The machines used to cut these keys tend to be very expensive and would be more difficult to find at an ordinary locksmith, leaving you with fewer options on where to go. If you cannot find a certified locksmith that offers laser-cut key services, then your only option will be to go directly to the car dealership.
But, again, if your car key is one with an immobilizer, then your only real option is to go directly to the dealership or legal third-party who has access to the tools required to activate the immobilizer.
While it may sound ridiculous to have to pay so much just to replace a single car key, all the added safety benefits make it truly worth your while. This is especially true when you consider the immobilizer and transponder and the way that they can help prevent your car from being stolen.
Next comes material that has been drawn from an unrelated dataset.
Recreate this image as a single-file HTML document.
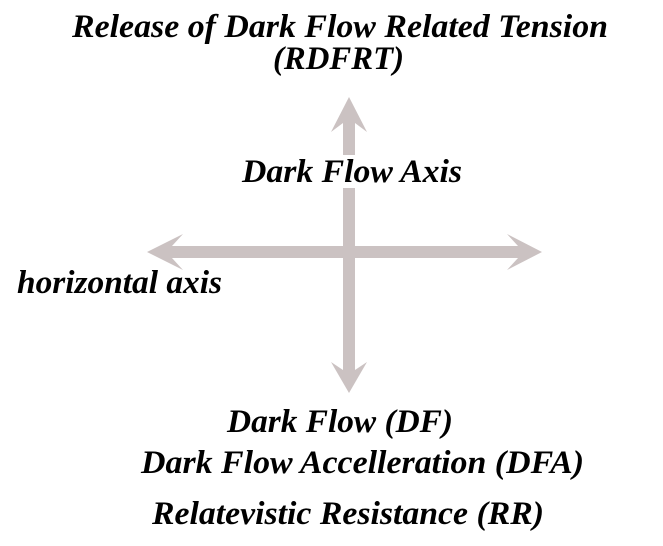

If you really like the idea of your car having extra security without having an actual, loud alarm system, then a key with an immobilizer and laser-cut design is well worth considering. Of course, nowadays, most new cars on the market make use of this technology to some extent, so regardless of it being a Volkswagen key or not, you will likely have to spend a pretty penny in order to replace it.
In the long run, however, you will have the peace of mind that, without that special designed key and immobilizer, nobody will be able to get into or take your car. In fact, it has been proven effective in preventing car thefts since more car makers—Volkswagen included—began implementing this technology.
There you have it, the reason behind the crazy cost of your Volkswagen keys. Of course, if you have an older model, you may not have to spend as much since the technology may not be as advanced. But, for keys of the newer models of Volkswagen cars, you will spend upwards of $300 to replace them. The shell of the key is not worth very much at all; what you are really paying for when you replace your Volkswagen key is the laser-cut design, coupled with the presence of the immobilizer technology.
As much as it may hurt to have to pay so much to replace your Volkswagen key, you should be grateful for the added protection it offers. So, if you want to avoid having to pay that price, be sure to never lose your keys!